Oban Hills Hydropathic Sanatorium, Oban, Argyll and Bute
The Oban Hills Hydropathic Sanatorium was a proposed Hydropathic Hotel in Oban, Scotland. Construction of the hotel began in 1881 on a hill east of the downtown overlooking the town and the harbour. Had it been completed the hotel would have been a major landmark on the Oban skyline. The hotel was never completed due to financial difficulties and currently lies in ruins.
With the newly arrived railway making Oban accessible to Glasgow and Edinburgh, a group of Glasgow businessmen formed the Oban Hills Hydropathic Sanatorium Limited in 1881. The proposed hotel was to have contained 137 bedrooms, a conservatory, and a concert hall and seawater baths. There were also plans for a golf course, stables, landscaped gardens and a hydraulic lift to bring guests up from the town.

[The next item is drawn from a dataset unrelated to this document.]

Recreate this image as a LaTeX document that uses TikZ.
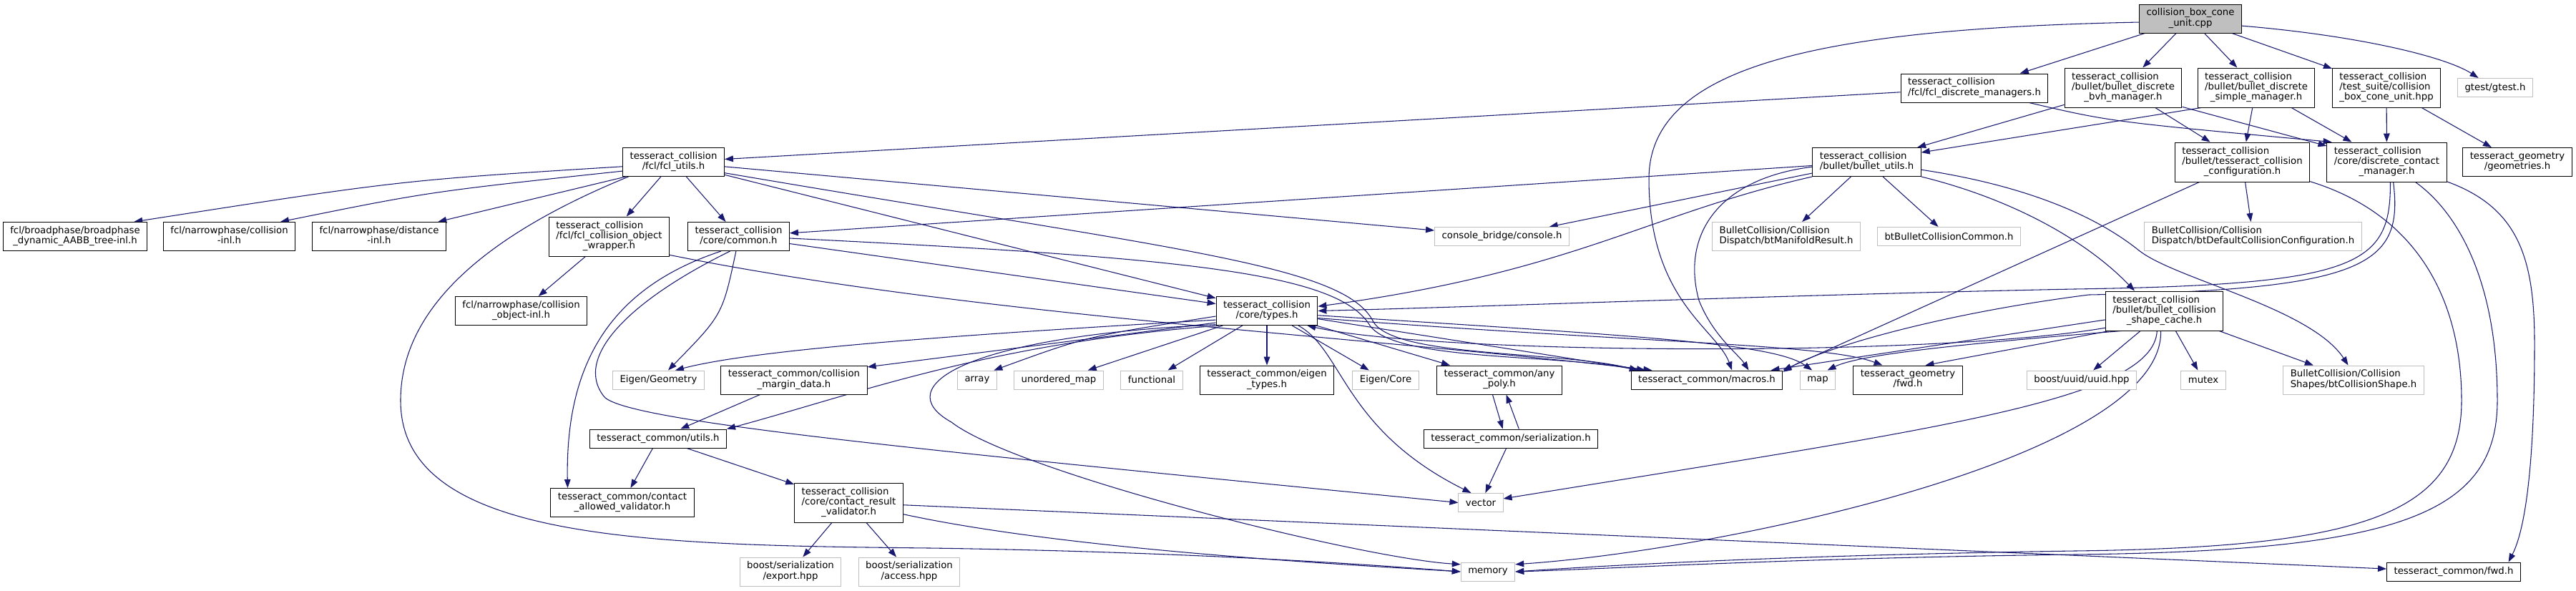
\documentclass[tikz,border=0pt]{standalone}
\usepackage{fontspec}
\setmainfont{DejaVu Sans}
\usetikzlibrary{arrows.meta}
\definecolor{edgeblue}{HTML}{191970}
\definecolor{extgray}{HTML}{BFBFBF}
\pgfdeclarelayer{edgelayer}
\pgfsetlayers{edgelayer,main}
\newcommand{\lbltwo}[2]{\begin{tabular}{@{}l@{}}#1\\\multicolumn{1}{@{}c@{}}{#2}\end{tabular}}
\newcommand{\lblthree}[3]{\begin{tabular}{@{}l@{}}#1\\#2\\\multicolumn{1}{@{}c@{}}{#3}\end{tabular}}
\tikzset{
  box/.style={draw, line width=0.75bp, inner xsep=7.5bp, inner ysep=0pt, font=\fontsize{10pt}{10.5pt}\selectfont, text=black, fill=white},
  docbox/.style={box, draw=black},
  extbox/.style={box, draw=extgray},
  one/.style={minimum height=19.5bp},
  two/.style={minimum height=30bp},
  three/.style={minimum height=41.25bp},
  dep/.style={draw=edgeblue, line width=0.8bp, -{Triangle[length=9bp,width=6.5bp]}},
}
\begin{document}
\begin{tikzpicture}[x=0.75bp,y=-0.75bp]
\useasboundingbox (0,0) rectangle (3601,825);
% ---- rank A
\node[docbox,two,fill=extgray] (root) at (3062,26) {\lbltwo{collision\_box\_cone}{\_unit.cpp}};
% ---- rank B
\node[docbox,two] (fcldm) at (2760,123) {\lbltwo{tesseract\_collision}{/fcl/fcl\_discrete\_managers.h}};
\node[docbox,three] (bvh) at (2968,122.5) {\lblthree{tesseract\_collision}{/bullet/bullet\_discrete}{\_bvh\_manager.h}};
\node[docbox,three] (simple) at (3154,122.5) {\lblthree{tesseract\_collision}{/bullet/bullet\_discrete}{\_simple\_manager.h}};
\node[docbox,three] (testsuite) at (3336,122.5) {\lblthree{tesseract\_collision}{/test\_suite/collision}{\_box\_cone\_unit.hpp}};
\node[extbox,one] (gtest) at (3488,122.5) {gtest/gtest.h};
% ---- rank C
\node[docbox,two] (fcl_utils) at (941.5,226.5) {\lbltwo{tesseract\_collision}{/fcl/fcl\_utils.h}};
\node[docbox,two] (bullet_utils) at (2609.5,226.5) {\lbltwo{tesseract\_collision}{/bullet/bullet\_utils.h}};
\node[docbox,three] (tcconfig) at (3134.5,226.5) {\lblthree{tesseract\_collision}{/bullet/tesseract\_collision}{\_configuration.h}};
\node[docbox,three] (dcm) at (3336.5,226.5) {\lblthree{tesseract\_collision}{/core/discrete\_contact}{\_manager.h}};
\node[docbox,two] (geometries) at (3519,226.5) {\lbltwo{tesseract\_geometry}{/geometries.h}};
% ---- rank D
\node[docbox,two] (broadphase) at (105,330.5) {\lbltwo{fcl/broadphase/broadphase}{\_dynamic\_AABB\_tree-inl.h}};
\node[docbox,two] (collinl) at (320.5,330.5) {\lbltwo{fcl/narrowphase/collision}{-inl.h}};
\node[docbox,two] (distinl) at (530,330.5) {\lbltwo{fcl/narrowphase/distance}{-inl.h}};
\node[docbox,three] (fclcow) at (851.5,330.5) {\lblthree{tesseract\_collision}{/fcl/fcl\_collision\_object}{\_wrapper.h}};
\node[docbox,two] (common) at (1032.5,330.5) {\lbltwo{tesseract\_collision}{/core/common.h}};
\node[extbox,one] (console) at (2099.5,330.5) {console\_bridge/console.h};
\node[extbox,two] (btManifold) at (2497,330.5) {\lbltwo{BulletCollision/Collision}{Dispatch/btManifoldResult.h}};
\node[extbox,one] (btBulletCC) at (2724.5,330.5) {btBulletCollisionCommon.h};
\node[extbox,two] (btDefaultCC) at (3149.5,330.5) {\lbltwo{BulletCollision/Collision}{Dispatch/btDefaultCollisionConfiguration.h}};
% ---- rank E
\node[docbox,two] (colobjinl) at (728.5,434.5) {\lbltwo{fcl/narrowphase/collision}{\_object-inl.h}};
\node[docbox,two] (types) at (1771,434.5) {\lbltwo{tesseract\_collision}{/core/types.h}};
\node[docbox,three] (shape_cache) at (3025.5,434.5) {\lblthree{tesseract\_collision}{/bullet/bullet\_collision}{\_shape\_cache.h}};
% ---- rank F
\node[extbox,one] (EigenGeom) at (920.5,531) {Eigen/Geometry};
\node[docbox,two] (margin) at (1110,531) {\lbltwo{tesseract\_common/collision}{\_margin\_data.h}};
\node[extbox,one] (array) at (1366,531) {array};
\node[extbox,one] (unordered_map) at (1480,531) {unordered\_map};
\node[extbox,one] (functional) at (1610,531) {functional};
\node[docbox,two] (eigen_types) at (1771,531) {\lbltwo{tesseract\_common/eigen}{\_types.h}};
\node[extbox,one] (EigenCore) at (1937,531) {Eigen/Core};
\node[docbox,two] (any_poly) at (2096,531) {\lbltwo{tesseract\_common/any}{\_poly.h}};
\node[docbox,one] (macros) at (2386,531) {tesseract\_common/macros.h};
\node[extbox,one] (map) at (2541,531) {map};
\node[docbox,two] (geomfwd) at (2667,531) {\lbltwo{tesseract\_geometry}{/fwd.h}};
\node[extbox,one] (uuid) at (2910,531) {boost/uuid/uuid.hpp};
\node[extbox,one] (mutex) at (3080,531) {mutex};
\node[extbox,two] (btCollisionShape) at (3290,531) {\lbltwo{BulletCollision/Collision}{Shapes/btCollisionShape.h}};
% ---- rank G
\node[docbox,one] (utils) at (920,613) {tesseract\_common/utils.h};
\node[docbox,one] (serialization) at (2112,613) {tesseract\_common/serialization.h};
% ---- rank H
\node[docbox,two] (contact_allowed) at (870,702.5) {\lbltwo{tesseract\_common/contact}{\_allowed\_validator.h}};
\node[docbox,three] (contact_result) at (1186.5,702.5) {\lblthree{tesseract\_collision}{/core/contact\_result}{\_validator.h}};
\node[extbox,one] (vector) at (2070,702.5) {vector};
% ---- rank I
\node[extbox,two] (export) at (1105,799) {\lbltwo{boost/serialization}{/export.hpp}};
\node[extbox,two] (access) at (1271,799) {\lbltwo{boost/serialization}{/access.hpp}};
\node[extbox,one] (memory) at (2080,799) {memory};
\node[docbox,one] (fwd) at (3430,799) {tesseract\_common/fwd.h};

\begin{pgfonlayer}{edgelayer}
% root
\draw[dep] (root) -- (fcldm);
\draw[dep] (root) -- (bvh);
\draw[dep] (root) -- (simple);
\draw[dep] (root) -- (testsuite);
\draw[dep] (root.-8) .. controls (3300,50) and (3420,80) .. (gtest.150);
\draw[dep] (root.-176) .. controls (2550,40) and (2305,90) .. (2305,250) .. controls (2305,420) and (2400,460) .. (macros.21);
% rank B
\draw[dep] (fcldm) -- (fcl_utils);
\draw[dep] (fcldm.-15) .. controls (2950,170) .. (dcm.160);
\draw[dep] (bvh) -- (bullet_utils);
\draw[dep] (bvh) -- (tcconfig);
\draw[dep] (bvh.-18) -- (dcm.165);
\draw[dep] (simple.-160) -- (bullet_utils.10);
\draw[dep] (simple) -- (tcconfig);
\draw[dep] (simple) -- (dcm);
\draw[dep] (testsuite) -- (dcm);
\draw[dep] (testsuite) -- (geometries);
% fcl_utils
\draw[dep] (fcl_utils.185) .. controls (560,252) .. (broadphase.14);
\draw[dep] (fcl_utils.190) .. controls (600,268) .. (collinl.16);
\draw[dep] (fcl_utils.197) -- (distinl.14);
\draw[dep] (fcl_utils) -- (fclcow);
\draw[dep] (fcl_utils) -- (common);
\draw[dep] (fcl_utils) -- (console);
\draw[dep] (fcl_utils) -- (types);
\draw[dep] (fcl_utils.-12) .. controls (1650,350) and (1880,370) .. (1920,450) .. controls (1950,500) and (2180,490) .. (macros.172);
\draw[dep] (fcl_utils.-162) .. controls (700,320) and (560,420) .. (560,560) .. controls (560,755) and (900,762) .. (1300,766) .. controls (1700,772) and (1950,792) .. (memory.west);
% fcl wrapper
\draw[dep] (fclcow) -- (colobjinl);
\draw[dep] (fclcow.-17) .. controls (1350,440) and (1900,470) .. (macros.170);
% common
\draw[dep] (common) -- (types);
\draw[dep] (common.-2) .. controls (1650,360) and (1870,380) .. (1915,455) .. controls (1950,505) and (2180,495) .. (macros.172);
\draw[dep] (common.-100) .. controls (1010,440) .. (EigenGeom.45);
\draw[dep] (common.-120) .. controls (880,420) and (800,500) .. (845,555) .. controls (880,590) and (1300,630) .. (vector.west);
\draw[dep] (common.-140) .. controls (860,400) and (790,500) .. (contact_allowed.165);
% types
\draw[dep] (types.190) .. controls (1300,470) and (1050,490) .. (EigenGeom.30);
\draw[dep] (types.193) -- (margin.10);
\draw[dep] (types.186) .. controls (1520,470) .. (array.30);
\draw[dep] (types) -- (unordered_map);
\draw[dep] (types) -- (functional);
\draw[dep] (types) -- (eigen_types);
\draw[dep] (types) -- (EigenCore);
\draw[dep] (types) -- (any_poly);
\draw[dep] (types) -- (macros);
\draw[dep] (types.-5) .. controls (2300,470) and (2480,480) .. (map.120);
\draw[dep] (types.-8) .. controls (2300,480) and (2550,480) .. (geomfwd.150);
\draw[dep] (types.-25) .. controls (1878,490) and (1878,600) .. (vector.135);
\draw[dep] (types.195) .. controls (1350,470) and (1240,540) .. (1330,590) .. controls (1420,660) and (1900,780) .. (memory.165);
\draw[dep] (types.197) .. controls (1380,480) and (1200,550) .. (utils.8);
% discrete contact manager
\draw[dep] (dcm.-80) .. controls (3342,370) and (3300,398) .. (2900,404) .. controls (2500,412) and (2100,428) .. (types.east);
\draw[dep] (dcm.-72) .. controls (3360,370) and (3310,405) .. (2920,412) .. controls (2700,440) and (2540,490) .. (macros.6);
\draw[dep] (dcm.-35) .. controls (3440,300) and (3491,400) .. (3491,560) .. controls (3491,720) and (3350,770) .. (2900,775) .. controls (2500,780) and (2250,795) .. (memory.east);
\draw[dep] (dcm.-18) .. controls (3520,290) and (3543,360) .. (3543,480) .. controls (3543,650) and (3530,740) .. (fwd.10);
% collision configuration
\draw[dep] (tcconfig) -- (btDefaultCC);
\draw[dep] (tcconfig.-155) -- (macros.north east);
\draw[dep] (tcconfig.-16) .. controls (3380,300) and (3441,420) .. (3441,560) .. controls (3441,720) and (3300,765) .. (2900,770) .. controls (2500,776) and (2250,790) .. (memory.east);
% bullet utils
\draw[dep] (bullet_utils) -- (common);
\draw[dep] (bullet_utils) -- (console);
\draw[dep] (bullet_utils.-165) .. controls (2300,300) and (2200,380) .. (types.5);
\draw[dep] (bullet_utils.-175) .. controls (2400,250) and (2350,330) .. (2375,420) .. controls (2395,470) and (2430,495) .. (macros.13);
\draw[dep] (bullet_utils) -- (btManifold);
\draw[dep] (bullet_utils) -- (btBulletCC);
\draw[dep] (bullet_utils.-15) .. controls (2820,280) and (2920,340) .. (shape_cache.146);
\draw[dep] (bullet_utils.-8) .. controls (2850,262) and (2940,310) .. (2990,350) .. controls (3040,390) and (3230,430) .. (btCollisionShape.110);
% shape cache
\draw[dep] (shape_cache.196) .. controls (2700,500) and (2000,495) .. (types.-20);
\draw[dep] (shape_cache.200) -- (geomfwd.40);
\draw[dep] (shape_cache) -- (macros);
\draw[dep] (shape_cache.205) .. controls (2750,480) and (2600,495) .. (map.45);
\draw[dep] (shape_cache) -- (uuid);
\draw[dep] (shape_cache) -- (mutex);
\draw[dep] (shape_cache) -- (btCollisionShape);
\draw[dep] (shape_cache.-110) .. controls (3010,560) and (2700,600) .. (vector.10);
\draw[dep] (shape_cache.-100) .. controls (3025,640) and (2400,770) .. (memory.15);
% contact result validator
\draw[dep] (contact_result) -- (export);
\draw[dep] (contact_result) -- (access);
\draw[dep] (contact_result) -- (fwd);
\draw[dep] (contact_result.-12) .. controls (1500,770) and (1900,790) .. (memory.west);
% utils / margin
\draw[dep] (margin) -- (utils);
\draw[dep] (utils) -- (contact_allowed);
\draw[dep] (utils) -- (contact_result);
% any_poly / serialization
\draw[dep] (any_poly.-115) -- (serialization.130);
\draw[dep] (serialization.50) -- (any_poly.-65);
\draw[dep] (serialization) -- (vector);
\end{pgfonlayer}
\end{tikzpicture}
\end{document}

Robert McAlpine and Co. were contracted for the construction and 300 workers were employed in building the hotel. A miniature railway was built to carry construction materials up the hill. By 1882 the roof timbers were in place and the hotel was distinctly visible from the town below.
However, the project soon fell into financial difficulty, the cost of the hotel having been grossly underestimated. Shareholders were unwilling to continue financing the construction and the nearly-completed hotel was abandoned. The structure slowly fell into ruin as local residents pillaged stones to build their own homes.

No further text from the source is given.